==== DATA SHOWN

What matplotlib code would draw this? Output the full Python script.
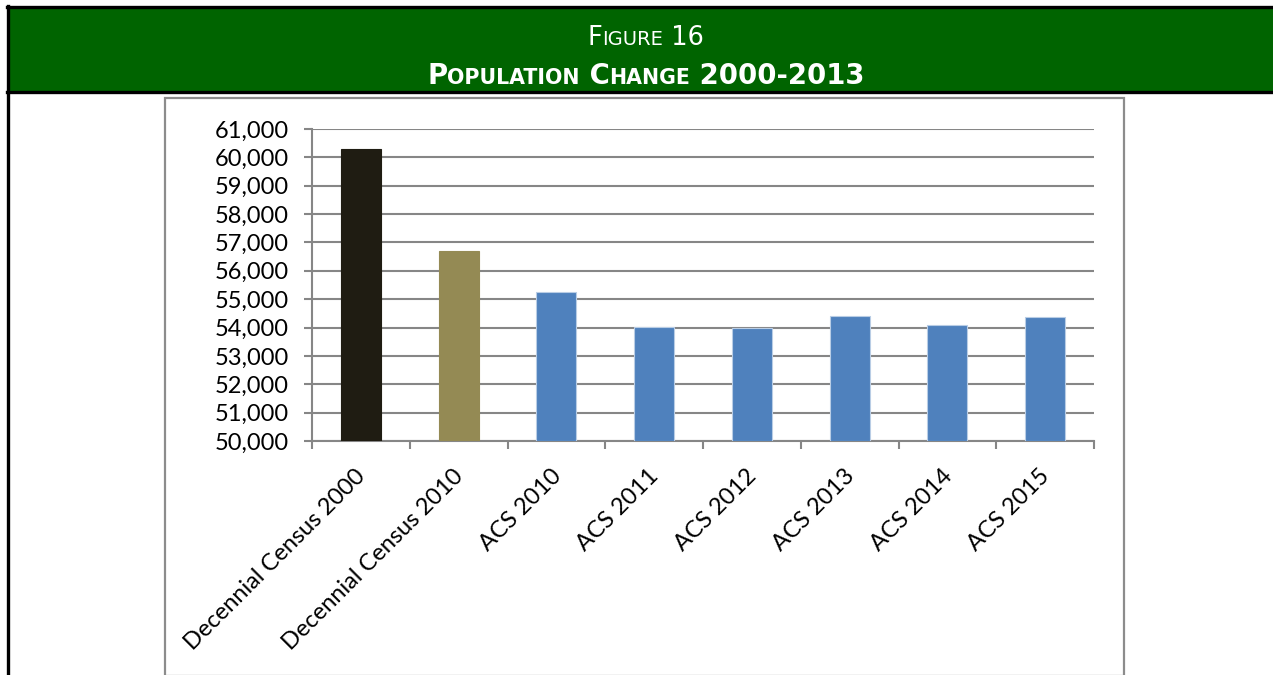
import matplotlib
matplotlib.use("Agg")
import matplotlib.pyplot as plt
from matplotlib.patches import Rectangle
from matplotlib.lines import Line2D
from matplotlib.ticker import FuncFormatter, FixedLocator
from matplotlib.transforms import ScaledTranslation

# Data
categories = ["Decennial Census 2000", "Decennial Census 2010", "ACS 2010", "ACS 2011",
              "ACS 2012", "ACS 2013", "ACS 2014", "ACS 2015"]
population = [60290, 56700, 55270, 54010, 53980, 54390, 54080, 54360]
bar_colors = ["#1F1C12", "#948A54", "#4F81BD", "#4F81BD",
              "#4F81BD", "#4F81BD", "#4F81BD", "#4F81BD"]
y_ticks = list(range(50000, 61001, 1000))

W, H = 1273, 675
fig = plt.figure(figsize=(W / 100, H / 100), dpi=100)
fig.patch.set_facecolor("white")


def fx(px):
    return px / W


def fy(py):
    return 1 - py / H


# Green header band and black frame
fig.add_artist(Rectangle((fx(9), fy(91)), fx(W - 9), (91 - 8) / H,
                         transform=fig.transFigure, facecolor="#006400", edgecolor="none"))
frame = "black"
fig.add_artist(Line2D([fx(7), fx(W)], [fy(7), fy(7)], transform=fig.transFigure, color=frame, lw=2.4))
fig.add_artist(Line2D([fx(7), fx(W)], [fy(92), fy(92)], transform=fig.transFigure, color=frame, lw=2.4))
fig.add_artist(Line2D([fx(8), fx(8)], [fy(6), fy(H)], transform=fig.transFigure, color=frame, lw=2.4))

# Grey chart box
fig.add_artist(Rectangle((fx(165), fy(676)), fx(1124 - 165), (676 - 98) / H,
                         transform=fig.transFigure, facecolor="none", edgecolor="#8C8C8C", lw=1.6))


# Small caps title written as runs of text
def small_caps(runs, cx, y, weight):
    r = fig.canvas.get_renderer()
    texts = []
    for s, size in runs:
        t = fig.text(0, fy(y), s, fontsize=size, color="white", fontweight=weight,
                     family="DejaVu Sans", va="baseline", ha="left")
        texts.append(t)
    widths = [t.get_window_extent(r).width for t in texts]
    x = cx - sum(widths) / 2
    for t, w in zip(texts, widths):
        t.set_x(fx(x))
        x += w


small_caps([("F", 18.5), ("IGURE", 14), (" 16", 18.5)], 646, 45, "normal")
small_caps([("P", 19.8), ("OPULATION", 14.8), (" C", 19.8), ("HANGE", 14.8), (" 2000-2013", 19.8)],
           646, 84, "bold")

# Plot area
ax = fig.add_axes([fx(312), fy(441), fx(1094 - 312), (441 - 129) / H])
x = range(len(categories))
for i, (v, c) in enumerate(zip(population, bar_colors)):
    ec = "#B9CDE5" if c == "#4F81BD" else c
    ax.bar(i, v - 50000, bottom=50000, width=0.41, color=c, edgecolor=ec, linewidth=0.8, zorder=3)

ax.set_xlim(-0.5, len(categories) - 0.5)
ax.set_ylim(50000, 61000)
gray = "#868686"
ax.yaxis.set_major_locator(FixedLocator(y_ticks))
ax.yaxis.set_major_formatter(FuncFormatter(lambda v, p: f"{int(v):,}"))
ax.grid(axis="y", color=gray, lw=1.5, zorder=0)
for s in ["top", "right"]:
    ax.spines[s].set_visible(False)
for s in ["left", "bottom"]:
    ax.spines[s].set_color(gray)
    ax.spines[s].set_linewidth(1.5)

ax.set_xticks([i - 0.5 for i in range(len(categories) + 1)], minor=False)
ax.set_xticklabels([])
ax.set_xticks(list(x), minor=True)
ax.set_xticklabels(categories, minor=True, rotation=45, ha="right", rotation_mode="anchor",
                   family="Lato", fontsize=17)
ax.tick_params(axis="x", which="major", direction="out", length=5.8, width=1.5, color=gray)
ax.tick_params(axis="x", which="minor", length=0, pad=14)
ax.tick_params(axis="y", direction="out", length=5.8, width=1.5, color=gray, pad=11)
for lab in ax.get_yticklabels():
    lab.set_family("Lato")
    lab.set_fontsize(17)
shift = ScaledTranslation(-6 / 100, -5 / 100, fig.dpi_scale_trans)
for lab in ax.get_xticklabels(minor=True):
    lab.set_transform(lab.get_transform() + shift)

fig.savefig("out.png", dpi=100, facecolor="white")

========

**EXERCISE DESCRIPTION**
Omitting all pictures, restate exactly the lines of the material from its start through the line that contains "return px / W".

**OUTPUT**
What matplotlib code would draw this? Output the full Python script.
import matplotlib
matplotlib.use("Agg")
import matplotlib.pyplot as plt
from matplotlib.patches import Rectangle
from matplotlib.lines import Line2D
from matplotlib.ticker import FuncFormatter, FixedLocator
from matplotlib.transforms import ScaledTranslation

# Data
categories = ["Decennial Census 2000", "Decennial Census 2010", "ACS 2010", "ACS 2011",
              "ACS 2012", "ACS 2013", "ACS 2014", "ACS 2015"]
population = [60290, 56700, 55270, 54010, 53980, 54390, 54080, 54360]
bar_colors = ["#1F1C12", "#948A54", "#4F81BD", "#4F81BD",
              "#4F81BD", "#4F81BD", "#4F81BD", "#4F81BD"]
y_ticks = list(range(50000, 61001, 1000))

W, H = 1273, 675
fig = plt.figure(figsize=(W / 100, H / 100), dpi=100)
fig.patch.set_facecolor("white")


def fx(px):
    return px / W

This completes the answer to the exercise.